王向:那也就是以它来定的这个线,那么这个朝向是以那边,那是东边?

张老师:东,应该是东。

王鲁湘:对,朝东。

在逐一理清这些星罗棋布的墓葬时,考古队员惊讶地发现,躺在李家山上的墓主人身体均不约而同地指向远处豁口里裸露出来的抚仙湖。然而,随即出现的大批青铜器,让此时的他们根本来不及思考。

王鲁湘:那一次考古发现的话,就是出土的东西就和晋宁石寨山的东西就,发现它们有很惊人的类似是吗?

张新宁:对,那就说它们在很多的埋葬习俗,比如说他们都用贮贝来覆盖在身上,那么很多的器物它们都是一致的。

王鲁湘:都有贮贝器,是吧?

张新宁:都有贮贝器,都有铜鼓,其它文化,其它的同时代的古文化里边所没有的,云南这个滇文化里边特有的东西,铜鼓,贮贝器,葫芦笙等等,包括一些那个动物形象的那么一些扣饰,还有一些动物形象的一些那个铜做的杖头饰。

王鲁湘:还有执伞俑是吧?

张新宁:对,执伞俑,男的女的执伞俑,那么等等这些都是说是咱们滇文化特有的,所以当时就能够把它判定,江川李家山跟晋宁石寨山,它们应该是属于同一个古代文化,也就是说它们同样属于古代的滇文化。

王鲁湘:对。

然而因为没有文字,这些贮贝器、铜鼓和青铜兵器的主人身份显然无法得到证实。这让考古队员多少有些失望,就在他们流连惆怅之际,李家山二十四号墓给了他们一个意外惊喜。日后,几乎成为云南象征之物的青铜重器牛虎铜案出土了。

 

张老师:整个李家山等级最高的应该是五十一号,但五十一号呢它应该是西汉中期的,这一个应该是战国时候的。

王鲁湘:比那个早了一两百年了差不多。

张老师:对,这个要早一些。

王鲁湘:那个著名的铜牛虎案就是在这里头出的?

张老师:对。

王鲁湘:那这个坑不得了。

张老师:这牛虎铜案是在这个里边出的。

王鲁湘:我们那个滇国的标志性的东西就这个了嘛。

张老师:对,就是这一个墓的墓坑出的。出土的时候呢已经压碎了,当时给压碎了三百多个碎片,所以当时出土的时候都不知道这是个什么东西,也认不出来这究竟干啥用的,回来再整理的时候,是通过三百多碎片再把它拼对,有些变形了,完全扭曲了,那么再把它矫形,最后再焊接,那么缺的地方呢用新的铜片再去补,经过那么个修复的过程,才知道它是个什么器形。
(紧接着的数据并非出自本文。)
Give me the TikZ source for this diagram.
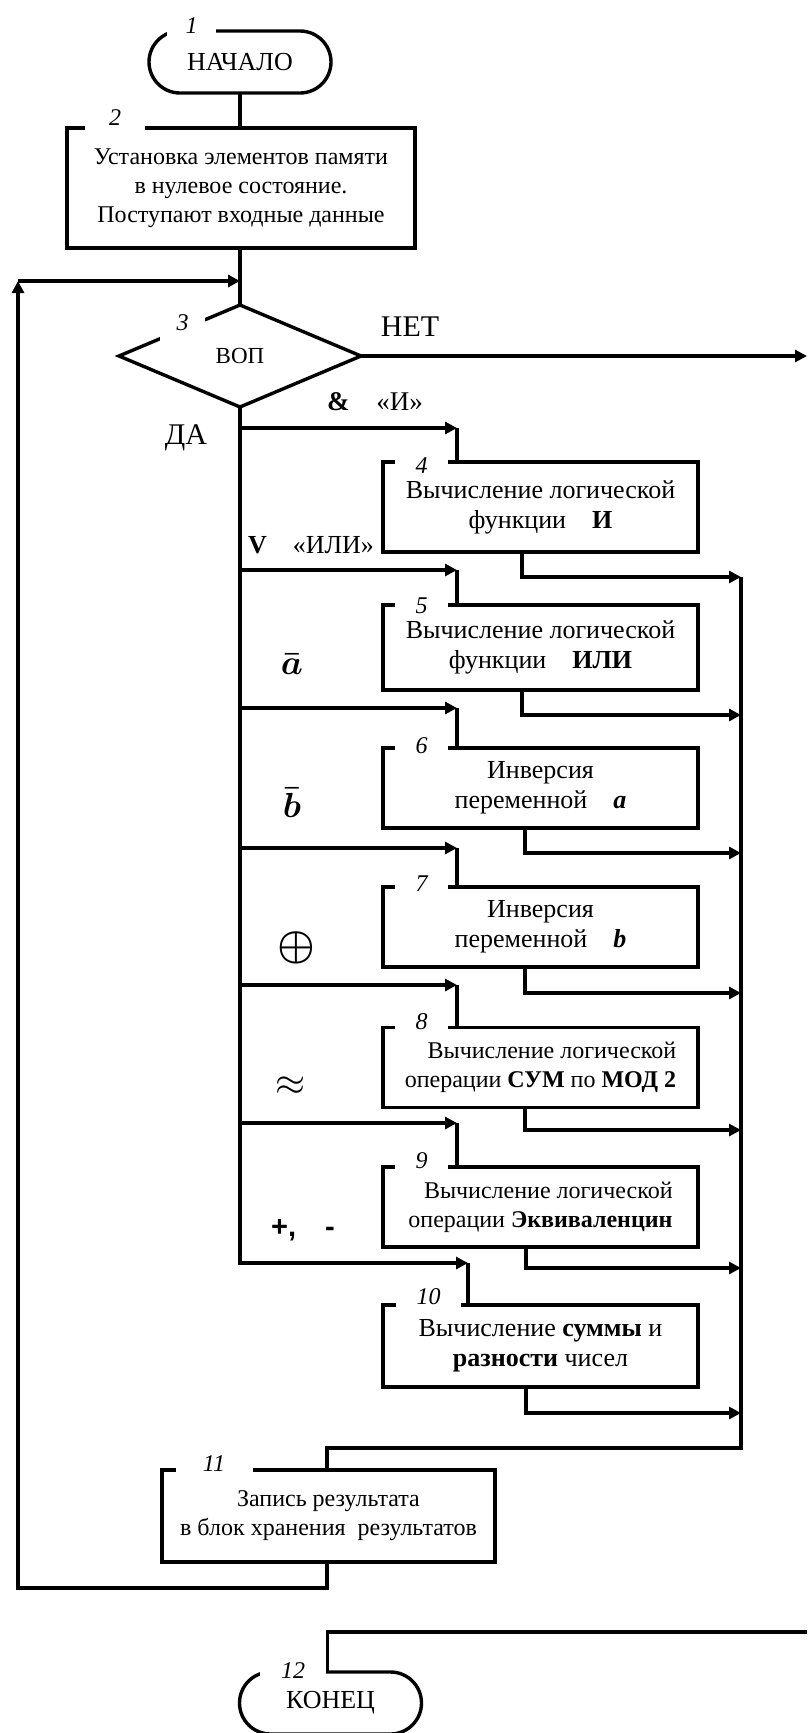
\documentclass[tikz,border=0pt]{standalone}
\usepackage{fontspec}
\setmainfont{Liberation Serif}
\newfontfamily\lsans{Liberation Sans}
\usetikzlibrary{shapes.geometric,shapes.misc,arrows.meta}
\newcommand\fbody{\fontsize{26}{30}\selectfont}
\newcommand\fsmall{\fontsize{24}{29}\selectfont}
\newcommand\fnum{\fontsize{24}{28}\selectfont\itshape}
\newcommand\fbig{\fontsize{30}{36}\selectfont}
\newcommand\fmath{\fontsize{24.88}{30}\selectfont}
\begin{document}
\begin{tikzpicture}[x=1pt,y=-1pt,line width=3.4pt,
  every node/.style={inner sep=0pt,outer sep=0pt},
  arr/.style={-{Triangle[length=12pt,width=12pt]}},
  box/.style={draw,rectangle,minimum width=315,align=center,font=\fbody},
  term/.style={draw,rounded rectangle,minimum width=182,minimum height=62,font=\fontsize{26}{30}\selectfont},
  dia/.style={draw,diamond,minimum width=242,minimum height=102,font=\fontsize{23}{26}\selectfont},
  num/.style={fill=white,anchor=base,font=\fnum,text height=15,text depth=8,minimum width=53},
  lbl/.style={font=\fbig}]
\useasboundingbox (0,0) rectangle (807,1733);

% blocks
\node[term] (t1) at (240,62) {НАЧАЛО};
\node[box,font=\fsmall,minimum width=348,minimum height=120] (b2) at (241,188)
  {Установка элементов памяти\\в нулевое состояние.\\Поступают входные данные};
\node[dia] (d3) at (240,356) {ВОП};
\node[box,minimum height=90] (b4) at (540.5,507) {Вычисление логической\\функции\quad\textbf{И}};
\node[box,minimum height=85] (b5) at (540.5,647.5) {Вычисление логической\\функции\quad\textbf{ИЛИ}};
\node[box,minimum height=80] (b6) at (540.5,788) {Инверсия\\переменной\quad\textbf{\textit{a}}};
\node[box,minimum height=80] (b7) at (540.5,927) {Инверсия\\переменной\quad\textbf{\textit{b}}};
\node[box,minimum height=80,align=right,font=\fsmall] (b8) at (540.5,1067.5)
  {Вычисление логической\\операции \textbf{СУМ} по \textbf{МОД 2}};
\node[box,minimum height=80,align=right,font=\fsmall] (b9) at (540.5,1207)
  {Вычисление логической\\операции \textbf{Эквиваленцин}};
\node[box,minimum height=82] (b10) at (540.5,1346) {Вычисление \textbf{суммы} и\\\textbf{разности} чисел};
\node[box,font=\fsmall,minimum width=333,minimum height=92] (b11) at (328.5,1516)
  {Запись результата\\в блок хранения\enspace результатов};
\node[term] (t12) at (330.5,1703) {КОНЕЦ};

% block numbers
\node[num,minimum width=49] (n1) at (191.5,33) {1};
\node[num,minimum width=60] (n2) at (115,125) {2};
\node[num,minimum width=45,text height=12,text depth=13] (n3) at (182.5,330) {3};
\node[num] (n4) at (421.5,473) {4};
\node[num] (n5) at (421.5,613) {5};
\node[num] (n6) at (421.5,753) {6};
\node[num] (n7) at (421.5,891) {7};
\node[num] (n8) at (421.5,1029) {8};
\node[num] (n9) at (421.5,1168) {9};
\node[num,minimum width=65] (n10) at (428.5,1304) {10};
\node[num,minimum width=77] (n11) at (214,1471) {11};
\node[num,minimum width=66] (n12) at (293,1678) {12};

% branch labels
\node[lbl] (net) at (410,327) {НЕТ};
\node[lbl] (da) at (186,438) {ДА};
\node[font=\fontsize{27}{30}\selectfont] (andl) at (375,402) {\textbf{\&}\quad«И»};
\node[font=\fbody] (orl) at (311,545) {\textbf{V}\quad«ИЛИ»};
\node[font=\fmath\boldmath,scale=1.4] (la) at (292,664) {$\bar{a}$};
\node[font=\fmath\boldmath,scale=1.4] (lb) at (292,803) {$\bar{b}$};
\node[font=\fmath\boldmath,scale=1.7] (lx) at (296,948) {$\oplus$};
\node[font=\fmath,scale=1.55] (le) at (290,1086) {$\approx$};
\node[font=\lsans\bfseries\fontsize{29}{32}\selectfont] (lp) at (303,1230) {+,\quad-};

% coordinates
\coordinate (lc) at (18,281);
\coordinate (lj) at (240,281);
\coordinate (netend) at (807,356);
\coordinate (j4) at (457,428);
\coordinate (j5) at (457,570);
\coordinate (j6) at (457,708);
\coordinate (j7) at (457,848);
\coordinate (j8) at (457,985);
\coordinate (j9) at (457,1123);
\coordinate (j10) at (468,1263);
\coordinate (c4) at (741,577);
\coordinate (c5) at (741,715);
\coordinate (c6) at (741,853);
\coordinate (c7) at (741,993);
\coordinate (c8) at (741,1130);
\coordinate (c9) at (741,1268);
\coordinate (c10) at (741,1413);
\coordinate (cb) at (741,1448);
\coordinate (endr) at (807,1632);

% connectors
\draw (t1.south) -- (t1.south |- b2.north);
\draw (t1.south |- b2.south) -- (d3.north);
\draw[arr] (lc) -- (lj);
\draw[arr] (d3.east) -- (netend);
\draw[arr] (d3.south) -- (d3.south |- j10) -- (j10);
\foreach \i in {4,...,9} {\draw[arr] (d3.south |- j\i) -- (j\i);}
\foreach \i in {4,...,10} {\draw (j\i) -- (j\i |- b\i.north);}
\draw[arr] ([xshift=-18.5]b4.south) |- (c4);
\draw[arr] ([xshift=-18.5]b5.south) |- (c5);
\draw[arr] ([xshift=-15.5]b6.south) |- (c6);
\draw[arr] ([xshift=-15.5]b7.south) |- (c7);
\draw[arr] ([xshift=-15.5]b8.south) |- (c8);
\draw[arr] ([xshift=-14.5]b9.south) |- (c9);
\draw[arr] ([xshift=-14.5]b10.south) |- (c10);
\draw (c4) -- (cb) -| ([xshift=-1.5]b11.north);
\draw[arr] ([xshift=-1.5]b11.south) -- ++(0,26) -| (lc);
\draw (endr) -| ([xshift=-3]t12.north);
\end{tikzpicture}
\end{document}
李家山的第一次发掘工作后来常被云南省考古队拿来津津乐道。牛虎铜案出土的时候,附近老百姓甚至盛传,墓地里挖出来一头活牛,至今还会叫。那一年,李家山每天不断出现的青铜器让考古队的工作人员忘了饿得呱呱乱叫的肚子。1972年5月初,首次发掘结束。四个月间,云南省考古队共发掘滇国墓葬27座,出土青铜器1700多件,特别是牛虎铜案等重器一出,带给李家山乃至云南文博界的震撼不言而喻。随着越来越多滇青铜器浮出水面,那些奇特的器形,写实的场面,正在透露出来越来越多的信息,滇国,一个短暂的,兴旺的,不知从何而来,又为何迅速消亡的神秘古国,正在考古队员的努力下被逐一证实和发现。